"Every planet has its own weird customs. About a year before we met, I spent six weeks on a moon where the principal form of recreation was juggling geese. My hand to God. Baby geese - goslings! They were juggled."

Thursday, September 8, 2011

Reconnect and a mountain

Hello from the house of my training host family in Tumbaco, Ecuador. We're back in town four months after swear-in for our first in-service training called Reconnect. The idea of the workshop is to learn how to better work with our counterparts (the leaders in our communities) and get some other work done like making fun recycled art (I'm excited to do what I learned even just on my own!) and receiving immunizations and such.

It was very strange coming back to Tumbaco, very much like coming home. I left Monday morning on the 6 a.m. bus to Riobamba, hardly sleeping a wink the night before because I always get a little neurotic when I travel nowadays. I had to do laundry the day before despite the rain, and of course my clothes didn't dry so I had them draped all over my room. They still didn't dry and ended up bringing a backpack of wet clothes to drape around my room in Tumbaco. I piled a bowl of rabbit chow in Moo's cage and stuffed it full of fresh grass... hopefully my host will feed her, but I'm really worried she's not going to be ok.

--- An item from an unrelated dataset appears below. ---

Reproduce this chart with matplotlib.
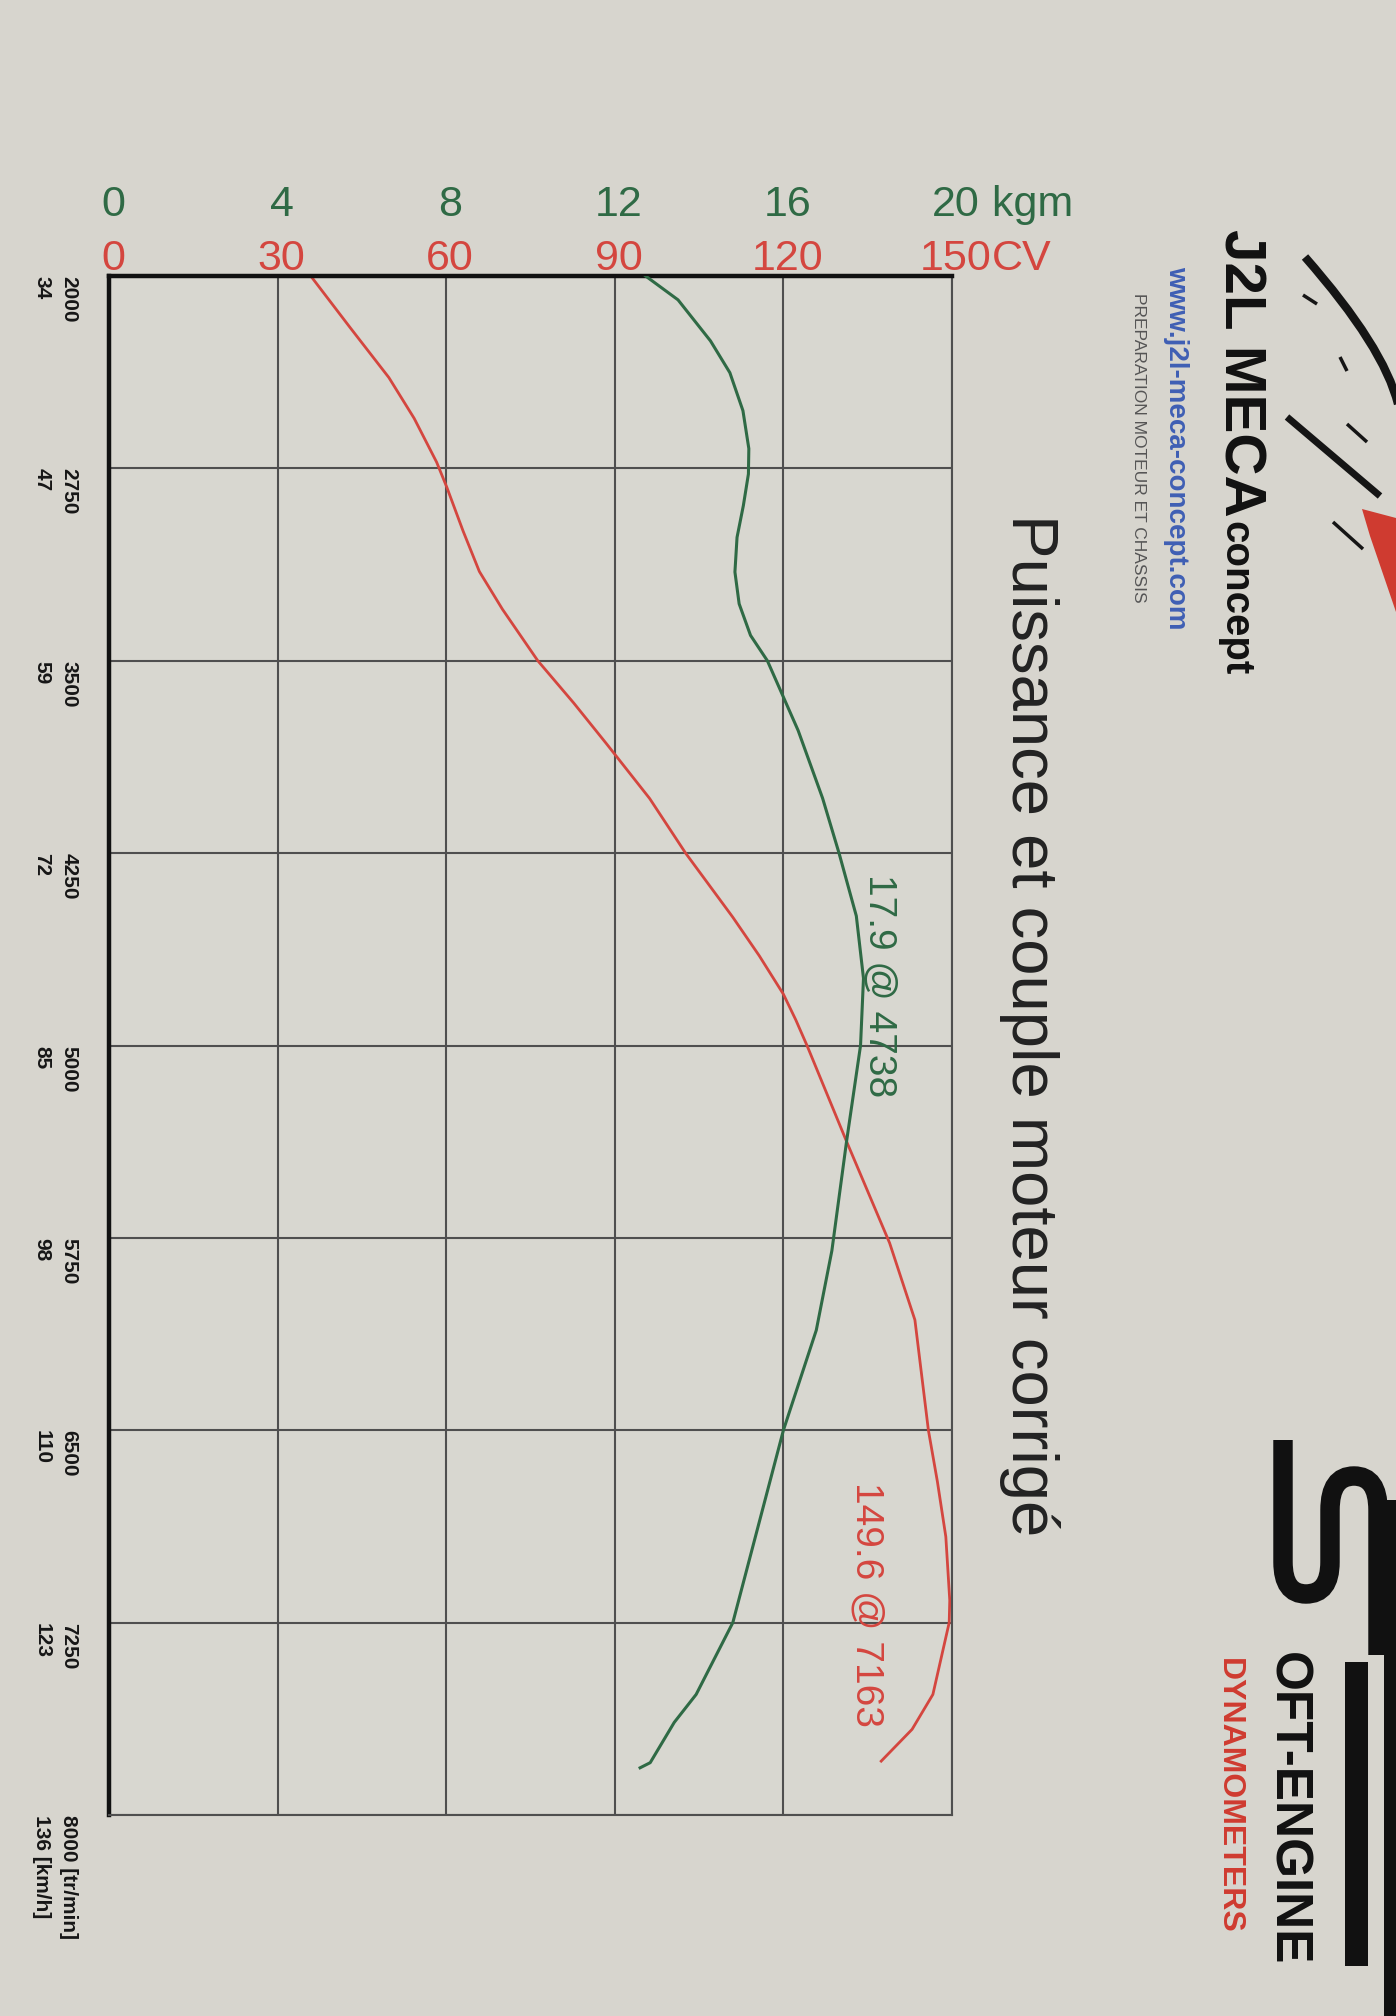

The trip was easy and fluid but very long. Two hours to Riobamba, four to Quito, one or two hours riding the trolley buses to the right terminal, and 45 minutes to Tumbaco. My counterpart arrived just after me. We took the bus back but in the morning, my little mini cluster of volunteers met on our old street corner, stopped by the bakery we always visited each morning during training, and walked the hour journey to the training center on the bike trail. I thought we'd never get to walk that trail together again...it was just like "old times."

This week of training has flown by and already tomorrow, Friday, is the last day. After lunch, volunteers go back to their sites or on to vacations.

As for me...


I'm climbing COTOPAXI!!!!!

Cotopaxi is Ecuador's most frequently climbed mountain, an active volcano 19,347 feet high. We'll be staying at the refuge (which is located just over 15,000 feet) Saturday night and getting an alpine start on Sunday morning. If we feel good and have cooperating weather, we should be on the summit at dawn. I'm ridiculously excited, but also sanely nervous. Should be fun!